I would not use regular polyester laminating resin though, as we did 20 years ago. (it is not double promoted, and really doesn't catalyze properly with just BPO.)As Brian said, there are much better additives. I use the evercoat 400 as a spot putty and bondo thinner myself.
Use the biggest block that you can fit on the panel. I have a 3' x 8" wide board for big stuff. I use paper from a belt sander for paper, it lasts FOREVER!. :thumbup:
I know that Brian has said some of this, and some of what works for me is not the way others do it.
I don't dance either. :D
I think your whimping out on the amount your applying and working yourself to death.
Load it on and knock it down.
So many think "I just need to fill this low spot but don't realize that low spot is MUCH larger and end up sanding,apply,sanding,apply,etc.
That and being chincy on the cost of the product.
"Man this stuff costs,so I'll only use what I need."
That thinking will work you to death as well.
Forget the cost and slap it on. YOu'll sand most of it off once instead of the same amount MANY times. Make the dust once or 10.
I personally try to metal finish as much as my ability will allow and this goes a long way without using much filler. I just did a lot of patch work which shrunk of course due to welding and because there was no getting to the backside,I used a stud gun and worked the patchs back up. 1 pass with Rage and a skim of Metal Glaze and I'm done. Course,I hammered the Rage on so I'll have enough to level it out cause,
1. I was not concerned with the "cost"
2. I wanter enough to NOT have to go back over it.
Filling and sanding can definitely be a lot of work. I remember when I was learning I did a lot of stuff by hand, but finally after about 5 years in the trenches, got to the point where I could let the machinery (mud hog, air file, DA) do the bulk of the work for me.
All the advice given here has been good, but maybe if you were more specific about the parts that give you trouble, we might be able to give you more specific advice instead of the ol' shotgun approach.
When you run into a problem area shoot a picture and post it-and I'm sure you'll get detailed advice on a step by step on how to go about the repair.
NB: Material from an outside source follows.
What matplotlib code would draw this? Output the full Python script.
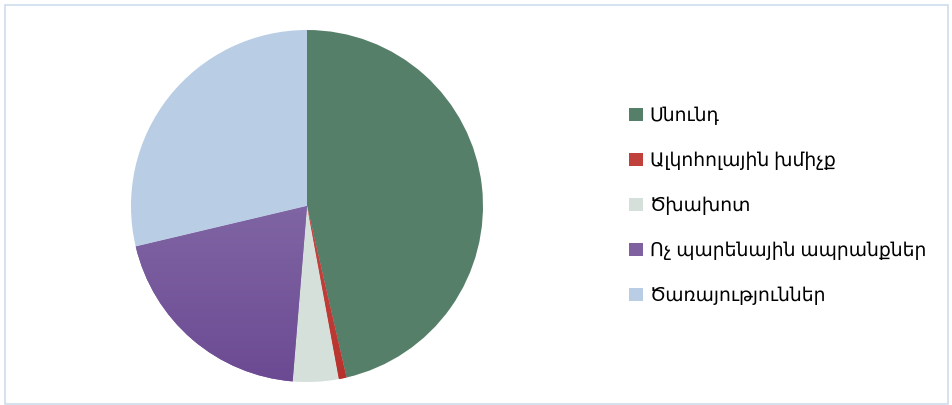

Knowing how to move the block/board is another often unknown procedure that differs from one shape to the next but there's some general rules I follow. When working over a complete panel (not just a few repair areas) I usually run the block first with the length of the panel-this quickly establishes the straightness of the panel when viewed down the length of the car, if your strokes show that all is good and your getting a good flowing cut from one end to the other (sometimes down the whole length of the car) then switch to an x pattern moving the block/board diagonally at a 30-45 degree angle. After all the major surfaces are blocked straight then do the minor areas like body lines and radius areas using the same technique but on a smaller scale and blending the shapes into the rest of the panel-if this makes sense. There is an order to do this stuff to make things easier and have better results. Guidecoat is a must and should be applied with every grit change. Make sure your blocks and boards are perfectly straight and flat-most plastic and rubber blocks will shrink with age and cup or warp, wood handled boards will swell and shrink with moisture causing warpage, and many aren't straight and flat when new-they all need to be checked and corrected if you want good results.
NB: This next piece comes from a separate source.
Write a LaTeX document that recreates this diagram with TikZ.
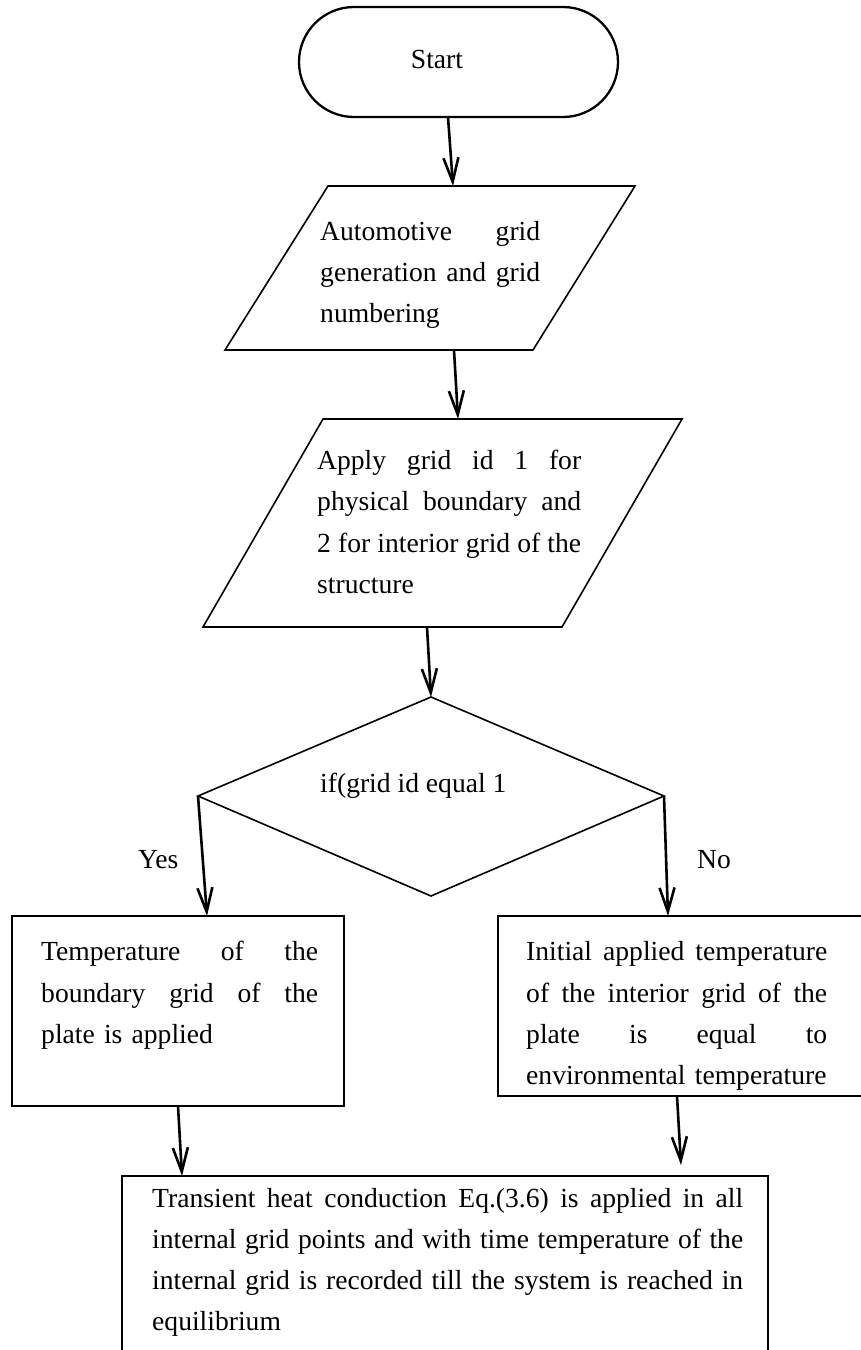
\documentclass[tikz,border=0pt]{standalone}
\usepackage{fontspec}
\setmainfont{Liberation Serif}
\usetikzlibrary{arrows.meta}
\setlength\parindent{0pt}
\newcommand\jl[2]{{\spaceskip=0.25em plus 1fil\relax\xspaceskip=\spaceskip\makebox[#1][s]{#2}}}
\begin{document}
\begin{tikzpicture}[x=1pt,y=-1pt,
  shapeline/.style={line width=1.6pt, line join=miter},
  termline/.style={line width=2.3pt},
  flow/.style={line width=2.6pt, -{Straight Barb[length=24pt,width=15pt]}},
  txt/.style={font=\fontsize{27.6}{41.3}\selectfont, inner sep=0pt, anchor=base west, align=left},
  lbl/.style={font=\fontsize{27.6}{33}\selectfont, inner sep=0pt},
]
\useasboundingbox (0,0) rectangle (861,1350);

% ---- shapes ----
% Start terminal
\draw[termline, rounded corners=55pt] (299,7) rectangle (618,117);
\node[lbl, anchor=base] (start) at (437,68.5) {Start};

% parallelogram 1
\coordinate (p1tl) at (328,186); \coordinate (p1tr) at (635,186);
\coordinate (p1br) at (533,350); \coordinate (p1bl) at (225,350);
\draw[shapeline] (p1tl) -- (p1tr) -- (p1br) -- (p1bl) -- cycle;
\node[txt, text width=220pt] (t1) at (320,240)
  {\jl{220pt}{Automotive grid}\\\jl{220pt}{generation and grid}\\numbering};

% parallelogram 2
\coordinate (p2tl) at (323,419); \coordinate (p2tr) at (682,419);
\coordinate (p2br) at (562,627); \coordinate (p2bl) at (203,627);
\draw[shapeline] (p2tl) -- (p2tr) -- (p2br) -- (p2bl) -- cycle;
\node[txt, text width=264pt] (t2) at (317,469.5)
  {\jl{264pt}{Apply grid id 1 for}\\\jl{264pt}{physical boundary and}\\\jl{264pt}{2 for interior grid of the}\\structure};

% decision diamond
\coordinate (dt) at (431,697); \coordinate (dl) at (198,796);
\coordinate (dr) at (664,796); \coordinate (db) at (431,896);
\draw[shapeline] (dt) -- (dr) -- (db) -- (dl) -- cycle;
\node[lbl, anchor=base west] (cond) at (320,792) {if(grid id equal 1};
\node[lbl, anchor=base west] (yes) at (138,868) {Yes};
\node[lbl, anchor=base west] (no) at (697,868) {No};

% left box
\draw[shapeline] (12,916) rectangle (344,1106);
\node[txt, text width=277pt] (t3) at (41,960.7)
  {\jl{277pt}{Temperature of the}\\\jl{277pt}{boundary grid of the}\\plate is applied};

% right box (right edge beyond the picture)
\draw[shapeline] (863,916) -- (498,916) -- (498,1096) -- (863,1096);
\node[txt, text width=301pt] (t4) at (526,960.7)
  {\jl{301pt}{Initial applied temperature}\\\jl{301pt}{of the interior grid of the}\\\jl{301pt}{plate is equal to}\\environmental temperature};

% bottom box (open at the bottom)
\draw[shapeline] (122,1353) -- (122,1176) -- (768,1176) -- (768,1353);
\node[txt, text width=591pt] (t5) at (152,1207)
  {\jl{591pt}{Transient heat conduction Eq.(3.6) is applied in all}\\\jl{591pt}{internal grid points and with time temperature of the}\\\jl{591pt}{internal grid is recorded till the system is reached in}\\equilibrium};

% ---- connectors ----
\coordinate (a1s) at (448,117); \coordinate (a1e) at (453,186);
\coordinate (a2s) at (454,350); \coordinate (a2e) at (458,419);
\coordinate (a3s) at (427,627); \coordinate (a3e) at (431,697);
\coordinate (a6s) at (178,1106); \coordinate (a6e) at (182,1176);
\coordinate (a7s) at (677,1096); \coordinate (a7e) at (681,1165);
\coordinate (ylft) at (207,916); \coordinate (nrgt) at (668,916);

\draw[flow] (a1s) -- (a1e);
\draw[flow] (a2s) -- (a2e);
\draw[flow] (a3s) -- (a3e);
\draw[flow] (dl) -- (ylft);
\draw[flow] (dr) -- (nrgt);
\draw[flow] (a6s) -- (a6e);
\draw[flow] (a7s) -- (a7e);
\end{tikzpicture}
\end{document}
i have 2 tips i learned from an old pro body guy when i was a pup( early 20s) that solved most of my bodywork problems. i was chasing waves in a body panel with bondo and a 14" sanding board and he says " whata ya doin kid" i told him i was trying to get the panel flat. he walked around the car and told me all the panels were wavey, i asked how he could tell. tip1 you dont see bad panels you feel them. as mikey said lay your hand flat on the panel and move it across the panel in different directions. its easy to "read" the panel. he then mixed up a LOT of bondo and and with a big squegee made one swipe across the panel covering covering all my work. tip 2 you dont work a low spot, wave, crease or anything else, you work the whole panel. when it was cured he chucked a new paper in my sanding board and told me to sand the entire panel in 30 degree up and down strokes. in probably 30 minutes i had a flat panel!! i learned you dont get a panel straight by finesseing into shape, you get it straight with a brutal attack on the entire panel. he said if you are doing it right most of the bondo will end up on the floor. its worked for me ever since.
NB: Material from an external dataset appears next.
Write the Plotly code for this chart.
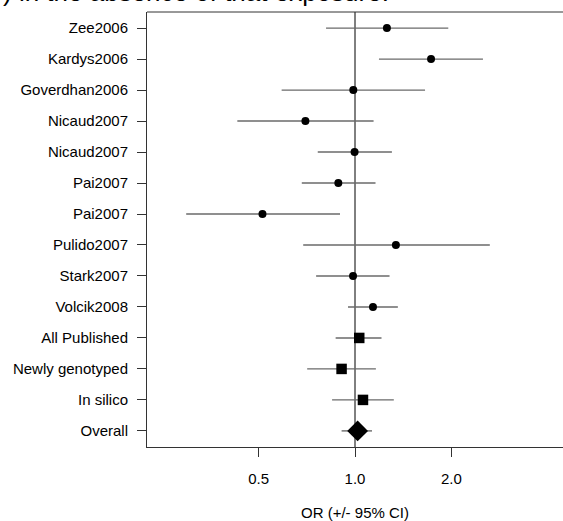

I should have jumped in about 1-1/2 ago with what Arrowhead has submitted here when I was trying to get the door panel flat on my Firebird. I ended up doing a huge skim coat after not having much luck sanding just around the affected area of damage. I need to get the "read the panel" part down myself. Good thread. :thumbup:
Body work is indeed at dark art, something that is mythical and impossible for most mortal men.........well, at least me! :spank:
I have used Martin Sr.'s techniques, along with a lot of you guys ideas, and, while my Car's not done (by a long shot), I FEEL like I'm getting better at it. I believe I own at least some of the Norton Company as I have bought sooooo many rolls of Sandpaper!
I've found that when a beginer is having a hard time, it's because he hasn't learned to tell the high spots from the lows. If it feels wavy, he will just keep adding more bondo. Look at the whole panel, not just the bondo. Keep practicing and one day you will say holy s--t, I did it.